---------- Records supplied ----------

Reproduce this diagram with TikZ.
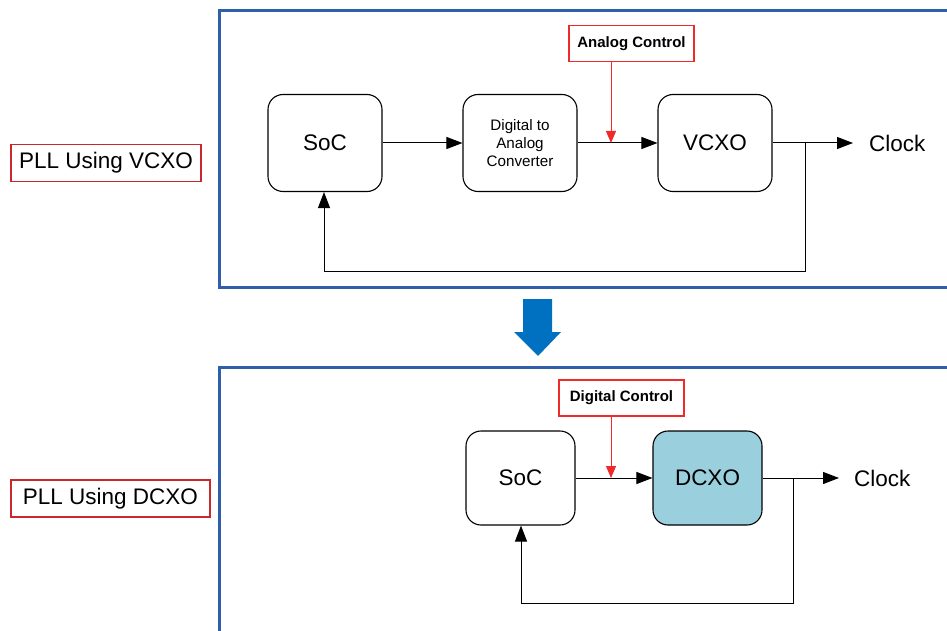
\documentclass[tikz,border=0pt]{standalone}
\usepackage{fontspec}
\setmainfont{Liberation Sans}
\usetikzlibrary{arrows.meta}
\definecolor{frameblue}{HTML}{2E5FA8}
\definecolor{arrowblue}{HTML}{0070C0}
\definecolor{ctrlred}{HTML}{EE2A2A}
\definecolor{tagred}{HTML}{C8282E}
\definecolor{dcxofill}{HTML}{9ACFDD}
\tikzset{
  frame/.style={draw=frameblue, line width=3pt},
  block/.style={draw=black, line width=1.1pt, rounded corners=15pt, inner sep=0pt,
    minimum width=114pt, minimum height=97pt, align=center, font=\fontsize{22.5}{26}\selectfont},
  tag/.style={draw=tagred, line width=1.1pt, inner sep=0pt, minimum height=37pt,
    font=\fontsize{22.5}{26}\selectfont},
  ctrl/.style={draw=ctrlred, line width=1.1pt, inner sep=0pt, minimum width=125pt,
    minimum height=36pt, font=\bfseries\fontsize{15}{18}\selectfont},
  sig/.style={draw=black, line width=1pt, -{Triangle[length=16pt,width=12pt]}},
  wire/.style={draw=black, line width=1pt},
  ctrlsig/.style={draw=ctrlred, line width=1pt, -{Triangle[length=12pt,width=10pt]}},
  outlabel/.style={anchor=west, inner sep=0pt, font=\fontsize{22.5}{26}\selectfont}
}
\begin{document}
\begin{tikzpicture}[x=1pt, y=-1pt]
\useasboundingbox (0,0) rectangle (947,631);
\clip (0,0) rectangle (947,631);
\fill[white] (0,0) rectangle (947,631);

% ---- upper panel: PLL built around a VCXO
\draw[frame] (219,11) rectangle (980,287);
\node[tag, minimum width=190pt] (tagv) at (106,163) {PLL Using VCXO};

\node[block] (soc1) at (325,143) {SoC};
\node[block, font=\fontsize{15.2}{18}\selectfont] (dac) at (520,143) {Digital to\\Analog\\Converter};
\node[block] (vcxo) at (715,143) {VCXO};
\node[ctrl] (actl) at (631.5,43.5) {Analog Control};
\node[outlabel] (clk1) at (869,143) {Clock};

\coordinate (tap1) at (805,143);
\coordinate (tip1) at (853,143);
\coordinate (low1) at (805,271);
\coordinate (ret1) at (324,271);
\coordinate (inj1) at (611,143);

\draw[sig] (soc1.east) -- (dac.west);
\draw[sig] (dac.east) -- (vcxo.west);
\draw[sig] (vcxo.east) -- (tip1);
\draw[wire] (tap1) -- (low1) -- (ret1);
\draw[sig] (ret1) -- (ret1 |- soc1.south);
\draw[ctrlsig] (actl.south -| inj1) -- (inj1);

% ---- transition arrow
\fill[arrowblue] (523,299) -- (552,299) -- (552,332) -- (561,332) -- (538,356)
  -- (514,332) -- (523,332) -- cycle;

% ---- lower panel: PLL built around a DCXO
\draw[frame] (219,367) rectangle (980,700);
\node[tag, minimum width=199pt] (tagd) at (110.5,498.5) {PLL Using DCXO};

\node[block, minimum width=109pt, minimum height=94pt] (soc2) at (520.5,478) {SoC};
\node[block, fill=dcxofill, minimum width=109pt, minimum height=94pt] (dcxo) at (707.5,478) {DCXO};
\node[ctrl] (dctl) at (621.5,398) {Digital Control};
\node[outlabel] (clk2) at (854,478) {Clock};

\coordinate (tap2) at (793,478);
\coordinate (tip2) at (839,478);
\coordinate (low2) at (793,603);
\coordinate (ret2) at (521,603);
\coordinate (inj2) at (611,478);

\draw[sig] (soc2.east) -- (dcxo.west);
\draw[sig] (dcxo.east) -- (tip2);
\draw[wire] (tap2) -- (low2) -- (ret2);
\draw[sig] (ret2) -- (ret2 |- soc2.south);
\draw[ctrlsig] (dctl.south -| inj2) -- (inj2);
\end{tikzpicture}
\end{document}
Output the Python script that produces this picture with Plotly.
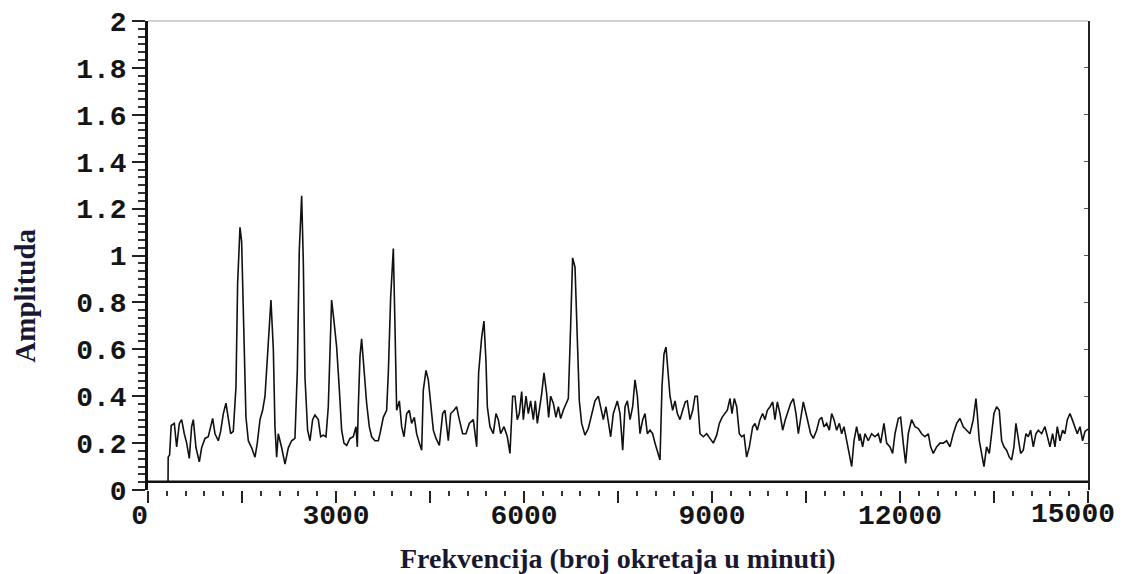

----------

• [Problem statement]: Write out every line of the listing that holds the word "with".

• [Task output]:
Reproduce this diagram with TikZ.
Output the Python script that produces this picture with Plotly.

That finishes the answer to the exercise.